> TASK PROMPT
Print, exactly as they stand, the lines from the start of the listing to the line containing "color=grey, direction='out', pad=8)", inclusive.
>> Begin STORED RECORDS
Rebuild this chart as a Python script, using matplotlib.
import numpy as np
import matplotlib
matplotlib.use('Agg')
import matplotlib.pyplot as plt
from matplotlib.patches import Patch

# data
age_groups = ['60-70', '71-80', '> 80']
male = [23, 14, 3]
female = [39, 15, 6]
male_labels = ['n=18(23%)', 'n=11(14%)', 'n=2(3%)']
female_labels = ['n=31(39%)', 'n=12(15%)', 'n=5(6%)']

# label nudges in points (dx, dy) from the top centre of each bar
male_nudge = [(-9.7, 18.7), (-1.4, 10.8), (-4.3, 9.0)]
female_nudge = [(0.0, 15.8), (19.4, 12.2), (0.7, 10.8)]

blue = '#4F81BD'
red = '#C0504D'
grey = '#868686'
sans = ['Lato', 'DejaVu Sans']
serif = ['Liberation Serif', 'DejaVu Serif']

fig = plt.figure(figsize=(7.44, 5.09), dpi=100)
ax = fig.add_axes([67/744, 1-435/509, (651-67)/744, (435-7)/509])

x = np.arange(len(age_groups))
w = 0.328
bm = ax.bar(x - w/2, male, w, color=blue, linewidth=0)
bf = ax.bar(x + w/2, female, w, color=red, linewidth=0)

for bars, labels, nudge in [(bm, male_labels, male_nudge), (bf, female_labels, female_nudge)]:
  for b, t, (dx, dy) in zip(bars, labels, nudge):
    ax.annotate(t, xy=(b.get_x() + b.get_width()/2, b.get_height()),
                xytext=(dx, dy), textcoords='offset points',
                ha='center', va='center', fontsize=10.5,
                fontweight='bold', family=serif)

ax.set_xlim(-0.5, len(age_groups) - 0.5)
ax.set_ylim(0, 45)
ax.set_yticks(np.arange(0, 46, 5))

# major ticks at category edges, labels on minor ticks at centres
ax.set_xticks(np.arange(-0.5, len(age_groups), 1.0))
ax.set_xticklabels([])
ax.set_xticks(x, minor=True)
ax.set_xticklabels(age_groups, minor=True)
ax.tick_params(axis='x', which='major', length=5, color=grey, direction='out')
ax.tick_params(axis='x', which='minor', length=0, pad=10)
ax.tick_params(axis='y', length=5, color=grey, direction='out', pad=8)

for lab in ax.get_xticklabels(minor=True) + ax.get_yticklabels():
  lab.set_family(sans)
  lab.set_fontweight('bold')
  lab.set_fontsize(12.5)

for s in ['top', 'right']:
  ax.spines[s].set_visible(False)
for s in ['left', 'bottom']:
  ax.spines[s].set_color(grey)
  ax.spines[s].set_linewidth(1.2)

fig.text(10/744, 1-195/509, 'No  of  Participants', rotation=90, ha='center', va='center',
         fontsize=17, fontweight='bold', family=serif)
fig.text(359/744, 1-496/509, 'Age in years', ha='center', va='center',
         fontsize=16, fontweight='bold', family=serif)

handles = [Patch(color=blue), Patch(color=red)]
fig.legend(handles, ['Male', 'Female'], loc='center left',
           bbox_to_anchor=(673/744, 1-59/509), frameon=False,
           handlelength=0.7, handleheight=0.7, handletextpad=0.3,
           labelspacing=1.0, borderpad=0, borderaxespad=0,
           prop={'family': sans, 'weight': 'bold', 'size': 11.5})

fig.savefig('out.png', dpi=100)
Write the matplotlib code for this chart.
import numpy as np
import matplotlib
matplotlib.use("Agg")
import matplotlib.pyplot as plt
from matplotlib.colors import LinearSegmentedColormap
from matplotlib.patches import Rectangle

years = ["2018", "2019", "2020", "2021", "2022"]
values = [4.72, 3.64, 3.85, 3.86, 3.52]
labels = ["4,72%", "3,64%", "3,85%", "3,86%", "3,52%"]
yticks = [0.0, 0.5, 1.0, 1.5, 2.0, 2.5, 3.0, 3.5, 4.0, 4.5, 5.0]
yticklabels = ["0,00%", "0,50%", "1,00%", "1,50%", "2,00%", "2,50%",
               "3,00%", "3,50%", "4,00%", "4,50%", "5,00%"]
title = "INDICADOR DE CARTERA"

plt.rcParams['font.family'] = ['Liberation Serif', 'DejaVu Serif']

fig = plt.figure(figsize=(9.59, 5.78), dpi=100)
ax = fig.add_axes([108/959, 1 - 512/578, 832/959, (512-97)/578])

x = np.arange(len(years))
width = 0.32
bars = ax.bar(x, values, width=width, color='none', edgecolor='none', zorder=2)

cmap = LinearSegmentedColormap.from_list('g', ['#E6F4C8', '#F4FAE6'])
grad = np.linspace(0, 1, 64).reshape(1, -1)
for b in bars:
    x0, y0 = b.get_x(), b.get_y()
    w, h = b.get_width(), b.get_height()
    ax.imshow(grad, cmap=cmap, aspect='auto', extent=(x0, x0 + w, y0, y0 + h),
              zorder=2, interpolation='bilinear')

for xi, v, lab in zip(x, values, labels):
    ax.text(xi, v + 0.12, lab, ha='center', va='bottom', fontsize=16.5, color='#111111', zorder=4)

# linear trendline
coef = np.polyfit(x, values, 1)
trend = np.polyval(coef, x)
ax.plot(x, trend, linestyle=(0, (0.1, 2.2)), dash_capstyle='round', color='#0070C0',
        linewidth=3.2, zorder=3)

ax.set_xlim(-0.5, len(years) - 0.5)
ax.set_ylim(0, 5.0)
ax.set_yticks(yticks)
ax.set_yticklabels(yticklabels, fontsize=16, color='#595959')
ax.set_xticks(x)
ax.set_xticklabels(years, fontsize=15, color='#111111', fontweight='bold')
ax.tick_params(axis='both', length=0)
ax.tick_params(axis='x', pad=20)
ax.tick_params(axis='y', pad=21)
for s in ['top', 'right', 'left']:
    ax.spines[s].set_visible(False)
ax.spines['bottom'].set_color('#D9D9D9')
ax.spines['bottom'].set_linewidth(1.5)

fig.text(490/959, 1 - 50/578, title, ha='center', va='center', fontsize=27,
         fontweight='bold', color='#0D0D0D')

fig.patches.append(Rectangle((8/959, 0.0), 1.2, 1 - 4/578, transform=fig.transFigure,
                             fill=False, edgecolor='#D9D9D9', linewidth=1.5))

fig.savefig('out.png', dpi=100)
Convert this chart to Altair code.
>> End STORED RECORDS
> ANSWER TO THIS EXERCISE
Rebuild this chart as a Python script, using matplotlib.
import numpy as np
import matplotlib
matplotlib.use('Agg')
import matplotlib.pyplot as plt
from matplotlib.patches import Patch

# data
age_groups = ['60-70', '71-80', '> 80']
male = [23, 14, 3]
female = [39, 15, 6]
male_labels = ['n=18(23%)', 'n=11(14%)', 'n=2(3%)']
female_labels = ['n=31(39%)', 'n=12(15%)', 'n=5(6%)']

# label nudges in points (dx, dy) from the top centre of each bar
male_nudge = [(-9.7, 18.7), (-1.4, 10.8), (-4.3, 9.0)]
female_nudge = [(0.0, 15.8), (19.4, 12.2), (0.7, 10.8)]

blue = '#4F81BD'
red = '#C0504D'
grey = '#868686'
sans = ['Lato', 'DejaVu Sans']
serif = ['Liberation Serif', 'DejaVu Serif']

fig = plt.figure(figsize=(7.44, 5.09), dpi=100)
ax = fig.add_axes([67/744, 1-435/509, (651-67)/744, (435-7)/509])

x = np.arange(len(age_groups))
w = 0.328
bm = ax.bar(x - w/2, male, w, color=blue, linewidth=0)
bf = ax.bar(x + w/2, female, w, color=red, linewidth=0)

for bars, labels, nudge in [(bm, male_labels, male_nudge), (bf, female_labels, female_nudge)]:
  for b, t, (dx, dy) in zip(bars, labels, nudge):
    ax.annotate(t, xy=(b.get_x() + b.get_width()/2, b.get_height()),
                xytext=(dx, dy), textcoords='offset points',
                ha='center', va='center', fontsize=10.5,
                fontweight='bold', family=serif)

ax.set_xlim(-0.5, len(age_groups) - 0.5)
ax.set_ylim(0, 45)
ax.set_yticks(np.arange(0, 46, 5))

# major ticks at category edges, labels on minor ticks at centres
ax.set_xticks(np.arange(-0.5, len(age_groups), 1.0))
ax.set_xticklabels([])
ax.set_xticks(x, minor=True)
ax.set_xticklabels(age_groups, minor=True)
ax.tick_params(axis='x', which='major', length=5, color=grey, direction='out')
ax.tick_params(axis='x', which='minor', length=0, pad=10)
ax.tick_params(axis='y', length=5, color=grey, direction='out', pad=8)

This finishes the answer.